As Weezuhl explained it, this is exactly how this type of financing works. LPC gets the shares at a discount (can’t remember if based on past number of days) and sells it into the market for a premium to what they bought it at. They don’t intend to hold as they make their profit with this premium. I think you are correct that they don’t have the ability to short the stock, but dilution alone or the threat of never ending dilution has put a cap on this stock.

WeeZuhl

07/27/20 1:37 PM

#339850 RE: imanjen13 #339843

There is nothing in the agreement that states that Lincoln Park will buy shares below market price.




LOL of course there is. This is how LPC makes money.

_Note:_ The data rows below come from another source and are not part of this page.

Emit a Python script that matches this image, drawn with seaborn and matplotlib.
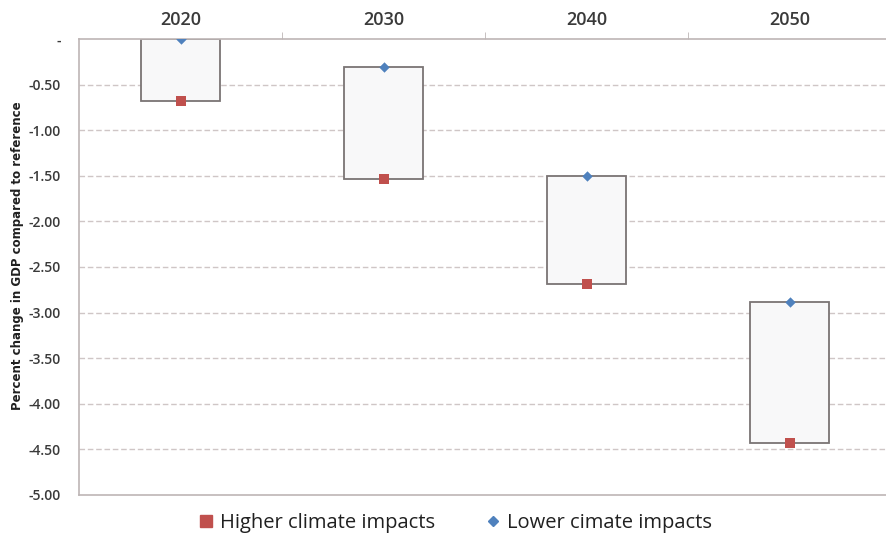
import matplotlib
matplotlib.use("Agg")
import matplotlib.pyplot as plt
from matplotlib.lines import Line2D
import seaborn as sns
import numpy as np

# Scenario results: percent change in GDP versus reference
years = ["2020", "2030", "2040", "2050"]
higher_impacts = [-0.68, -1.53, -2.69, -4.43]
lower_impacts = [0.00, -0.31, -1.50, -2.88]
ytick_values = [0, -0.5, -1.0, -1.5, -2.0, -2.5, -3.0, -3.5, -4.0, -4.5, -5.0]
ytick_labels = ["-", "-0.50", "-1.00", "-1.50", "-2.00", "-2.50", "-3.00",
                "-3.50", "-4.00", "-4.50", "-5.00"]

sns.set_style("white")
plt.rcParams["font.family"] = ["Open Sans", "DejaVu Sans"]

RED = "#C0504D"
BLUE = "#4F81BD"
GRID = "#CFC6C6"
SPINE = "#BDB5B5"
TEXT = "#3A3A3A"

fig = plt.figure(figsize=(8.87, 5.38), dpi=100)
ax = fig.add_axes([79 / 887, 43 / 538, 808 / 887, 456 / 538])

pos = np.arange(len(years))
# floating range boxes between the two scenarios
ax.bar(pos, np.array(lower_impacts) - np.array(higher_impacts),
       bottom=higher_impacts, width=0.39, color="#F8F8F9",
       edgecolor="#7A7474", linewidth=1.3, zorder=2)

sns.scatterplot(x=pos, y=higher_impacts, marker="s", s=60, color=RED,
                edgecolor=RED, linewidth=0, ax=ax, zorder=4)
sns.scatterplot(x=pos, y=lower_impacts, marker="D", s=28, color=BLUE,
                edgecolor=BLUE, linewidth=0, ax=ax, zorder=4)

ax.set_ylim(-5.0, 0.0)
ax.set_xlim(-0.5, 3.48)
ax.set_yticks(ytick_values)
ax.set_yticklabels(ytick_labels, fontsize=10, color=TEXT, fontweight="semibold")
for yv in ytick_values[1:-1]:
    ax.axhline(yv, color=GRID, linewidth=1.0, linestyle=(0, (4, 2)), zorder=1)

# category labels on the top axis, ticks at the category boundaries
ax.xaxis.tick_top()
ax.set_xticks(pos)
ax.set_xticklabels(years, fontsize=13, color=TEXT, fontweight="semibold")
ax.set_xticks([0.5, 1.5, 2.5], minor=True)
ax.tick_params(axis="x", which="major", length=0, pad=7)
ax.tick_params(axis="x", which="minor", length=5, color=SPINE, direction="out")
ax.tick_params(axis="y", length=5, color=SPINE, direction="out", pad=8)

for side in ["top", "left", "bottom"]:
    ax.spines[side].set_color(SPINE)
    ax.spines[side].set_linewidth(1.2)
ax.spines["right"].set_visible(False)

ax.set_ylabel("Percent change in GDP compared to reference",
              family=["DejaVu Sans"], fontsize=8.5, fontweight="bold",
              color="#202020")
ax.yaxis.set_label_coords(-0.068, 0.525)

handles = [
    Line2D([], [], marker="s", linestyle="none", color=RED, markersize=8),
    Line2D([], [], marker="D", linestyle="none", color=BLUE, markersize=5),
]
fig.legend(handles, ["Higher climate impacts", "Lower cimate impacts"],
           loc="center", bbox_to_anchor=(454 / 887, 1 - 523 / 538), ncol=2,
           frameon=False, fontsize=14.5, handletextpad=0.2, columnspacing=2.4,
           labelcolor="#202020", handlelength=1.0)

fig.savefig("out.png", dpi=100)
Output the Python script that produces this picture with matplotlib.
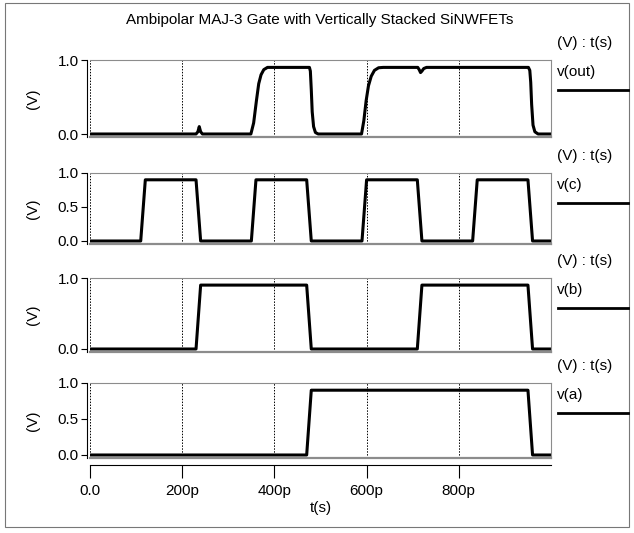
import matplotlib
matplotlib.use("Agg")
import matplotlib.pyplot as plt
from matplotlib.patches import Rectangle

plt.rcParams["font.family"] = ["Liberation Sans", "DejaVu Sans"]
plt.rcParams["font.size"] = 11

# times in ps
t_a = [0, 470, 480, 950, 960, 1000]
v_a = [0, 0, 0.9, 0.9, 0, 0]

t_b = [0, 230, 240, 470, 480, 710, 720, 950, 960, 1000]
v_b = [0, 0, 0.9, 0.9, 0, 0, 0.9, 0.9, 0, 0]

t_c = [0, 110, 120, 230, 240, 350, 360, 470, 480, 590, 600, 710, 720,
       830, 840, 950, 960, 1000]
v_c = [0, 0, 0.9, 0.9, 0, 0, 0.9, 0.9, 0, 0, 0.9, 0.9, 0, 0, 0.9, 0.9, 0, 0]

t_out = [0, 230, 234, 237, 240, 244, 349, 355, 361, 366, 371, 377, 385,
         476, 478, 480, 482, 485, 489, 495, 589, 594, 599, 604, 610, 617,
         626, 636, 711, 714, 717, 720, 724, 730, 951, 954, 956, 958, 961,
         965, 972, 1000]
v_out = [0, 0, 0.03, 0.10, 0.03, 0, 0, 0.15, 0.45, 0.68, 0.80, 0.87, 0.90,
         0.90, 0.85, 0.60, 0.30, 0.10, 0.02, 0, 0, 0.18, 0.45, 0.65, 0.78,
         0.86, 0.895, 0.90, 0.90, 0.87, 0.83, 0.85, 0.885, 0.90, 0.90, 0.86,
         0.70, 0.40, 0.12, 0.03, 0, 0]

signals = [("v(out)", t_out, v_out, [0.0, 1.0]),
           ("v(c)", t_c, v_c, [0.0, 0.5, 1.0]),
           ("v(b)", t_b, v_b, [0.0, 1.0]),
           ("v(a)", t_a, v_a, [0.0, 0.5, 1.0])]

x_ticks = [0, 200, 400, 600, 800]
x_tick_labels = ["0.0", "200p", "400p", "600p", "800p"]
title = "Ambipolar MAJ-3 Gate with Vertically Stacked SiNWFETs"

W, H = 634, 533
fig = plt.figure(figsize=(W / 100, H / 100), dpi=100)

# pixel positions of the 1.0 and 0.0 levels for each panel
levels_px = [(60, 134), (173, 241), (278, 349), (383, 455)]
ymin = -0.04
ax_left, ax_right = 90, 551
gray = "#8c8c8c"

fig.patches.append(Rectangle((5 / W, 1 - 527 / H), 624 / W, 524 / H,
                             transform=fig.transFigure, fill=False,
                             edgecolor="#777777", lw=0.8))

for i, (name, t, v, yt) in enumerate(signals):
    top, zero = levels_px[i]
    scale = zero - top
    bottom = zero - ymin * scale
    ax = fig.add_axes([ax_left / W, 1 - bottom / H,
                       (ax_right - ax_left) / W, (bottom - top) / H])
    ax.plot(t, v, color="black", lw=2.2, solid_joinstyle="round")
    ax.set_xlim(0, 1000)
    ax.set_ylim(ymin, 1.0)
    for xt in x_ticks:
        ax.axvline(xt, color="black", lw=0.7, ls=(0, (1.5, 1.5)), zorder=0)

    for s in ["top", "right"]:
        ax.spines[s].set_color(gray)
        ax.spines[s].set_linewidth(0.8)
    ax.spines["left"].set_position(("outward", 2))
    ax.spines["left"].set_color("black")
    ax.spines["left"].set_linewidth(0.8)
    ax.spines["bottom"].set_color(gray)
    ax.spines["bottom"].set_linewidth(1.6)

    ax.set_yticks(yt)
    ax.set_yticklabels([f"{y:.1f}" for y in yt])
    ax.tick_params(axis="y", direction="out", length=4, width=0.8, pad=2,
                   labelsize=11)
    ax.set_ylabel("(V)", fontsize=11, labelpad=13)

    if i == len(signals) - 1:
        ax.plot([0, 1], [0, 0], transform=ax.transAxes, color=gray, lw=1.6,
                clip_on=False)
        ax.spines["bottom"].set_position(("outward", 5))
        ax.spines["bottom"].set_color("black")
        ax.spines["bottom"].set_linewidth(0.8)
        ax.set_xticks(x_ticks)
        ax.set_xticklabels(x_tick_labels)
        ax.tick_params(axis="x", direction="out", length=9, width=0.8,
                       pad=5, labelsize=11)
        ax.set_xlabel("t(s)", fontsize=11, labelpad=2)
    else:
        ax.set_xticks([])

    # legend-like labels on the right
    fig.text(557 / W, 1 - (top - 17) / H, "(V) : t(s)", fontsize=11,
             va="center", ha="left")
    fig.text(557 / W, 1 - (top + 12) / H, name, fontsize=11,
             va="center", ha="left")
    fig.add_artist(plt.Line2D([558 / W, 628 / W],
                              [1 - (top + 30) / H, 1 - (top + 30) / H],
                              transform=fig.transFigure, color="black",
                              lw=2.0))

fig.text(320 / W, 1 - 20 / H, title, fontsize=11, ha="center", va="center")

fig.savefig("out.png", dpi=100)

They buy discounted stock and immediately sell at market prices.



https://sec.report/Document/0001213900-20-017103/

(ii) “Purchase Price” means, with respect to a Regular Purchase made pursuant to Section 2(a) hereof, ninety-seven percent (97%) of the lower of: (i) the lowest Sale Price on the Purchase Date for such Regular Purchase and (ii) the arithmetic average of the three (3) lowest Closing Sale Prices for the Common Stock during the ten (10) consecutive Business Days ending on the Business Day immediately preceding such Purchase Date for such Regular Purchase (in each case, to be appropriately proportionately adjusted for any reorganization, recapitalization, non-cash dividend, stock split or other similar transaction that occurs on or after the date of this Agreement).